Defining a style guide
A style guide, or pattern library, can consist of many things and/or be defined in several ways. At its simplest form, it is a collection of reusable components that can be utilized in various areas throughout a web system. For example, you may have a “button” component…
What is a web design component?
A component can be defined as a graspable piece of web design presentation. In several web component vocabularies, a component, as a term, can have slightly different meanings due to the subject nature of creation. Typically, an example of a single component might be “main menu” which would define the visual presentation of the website’s main navigation system. If you were to take this one step further, one might define a “compound component” as the header presentation because the header presentation consists of a group of components: logo, main-menu, secondary/user menu, search bar.
Process overview
The technical process is focused on creating semantic, reusable, (ideally) platform-agnostic components that can be dropped into any existing digital system or content management system. It can also be a living thing and evolve and iterate with the creation of your new website. If you’ve paid a design firm to help craft your identity, say, in a typical print-focused fashion, it would behoove you to hire web design professionals to extend that print identity to the web.
A style guide starting list of components might include:
- Logos: variations of branding assets for use on the web, including lockup variations for different monitor resolutions.
- Typography: the typefaces that should be utilized to uphold your identity on the web. Perhaps you have print-based typography that would be cost prohibitive to carry over to the web (separate licensing costs) and you’re opting to utilize a web service to serve similar-to-your-print typefaces? Maybe you have no idea what your options might be? Style guides can help with all of that. Capturing what those typefaces are and how to use them is important—perhaps the most important aspect of your website and its creation.
- Color schemes: how color interacts on your site. Whether you’re seeking to mirror your brand print colors on the web or adding new values to augment your digital presence, adherence to a color scheme is important. Aside from the usability angle, color should be used to give the user a sense of expectation, of clear visual relationships to content, e.g., one may use blue to clearly identify URL-linked text from black paragraph text.
- Imagery: the balance of imagery to chunks of text is an important one to consider in authoring content. What tone should your imagery convey? How should it complement or oppose your content?

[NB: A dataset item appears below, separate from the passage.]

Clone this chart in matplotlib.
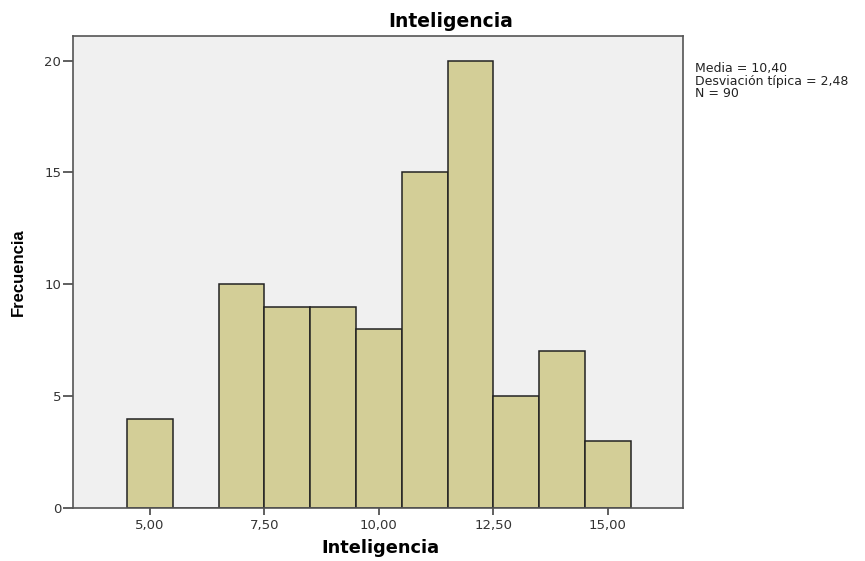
import matplotlib
matplotlib.use("Agg")
import matplotlib.pyplot as plt

# histogram data (bin centres and counts)
centres = [5, 6, 7, 8, 9, 10, 11, 12, 13, 14, 15]
counts = [4, 0, 10, 9, 9, 8, 15, 20, 5, 7, 3]
xticks = [5.0, 7.5, 10.0, 12.5, 15.0]
xticklabels = ["5,00", "7,50", "10,00", "12,50", "15,00"]
yticks = [0, 5, 10, 15, 20]
stats = ["Media = 10,40", "Desviación típica = 2,48", "N = 90"]

plt.rcParams['font.family'] = ['DejaVu Sans']

fig = plt.figure(figsize=(8.65, 5.61), dpi=100)
ax = fig.add_axes([0.0844, 0.0945, 0.7052, 0.8413])
ax.set_facecolor("#f0f0f0")

ax.bar(centres, counts, width=1.0, color="#d3ce97", edgecolor="#222222", linewidth=1.1)

ax.set_xlim(3.32, 16.64)
ax.set_ylim(0, 21.1)
ax.set_xticks(xticks)
ax.set_xticklabels(xticklabels)
ax.set_yticks(yticks)
ax.tick_params(colors="#444444", labelcolor="#333333", width=1.2, labelsize=9.5)
ax.tick_params(axis="x", direction="out", length=5, pad=3)
ax.tick_params(axis="y", direction="out", length=7.5, pad=1)

for s in ax.spines.values():
	s.set_color("#555555")
	s.set_linewidth(1.2)

fig.text(451/865, 1 - 27/561, "Inteligencia", fontsize=13.5, fontweight="bold",
	ha="center", va="baseline")
fig.text(380/865, 1 - 553/561, "Inteligencia", fontsize=12.8, fontweight="bold",
	ha="center", va="baseline")
fig.text(18.5/865, 1 - 272/561, "Frecuencia", fontsize=12, fontweight="bold",
	family="Liberation Sans", rotation=90, ha="center", va="center")

fig.text(695/865, 1 - 62/561, "\n".join(stats), fontsize=9, va="top", ha="left",
	linespacing=0.95, color="#222222")

fig.savefig("out.png", dpi=100)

- Menu Systems: how should menu systems be presented to users? This is as much a result of parallel or prior information architecture work by a user experience specialist or other efforts around understanding web analytics data and how your users best consume your content.
- Action Items: buttons, link styles, call to actions; these typically relate to your color scheme and have a defined value assigned to reinforce expectation and usability.
- Icons: similar to imagery, iconography can be an important component to consider in user experience and your brand.
- Forms: inputs, text-areas, email and phone number fields; form inputs should be semantic and user-friendly in how they instruct a device in interpreting them properly. For example, an
Email Address
form item should be labeled as such opposed to being a plain text field that your mobile device then can’t interpret as email address. This is especially helpful for usability, screen readers, and for autofill form services (e.g., Lastpass, 1Password, etc.).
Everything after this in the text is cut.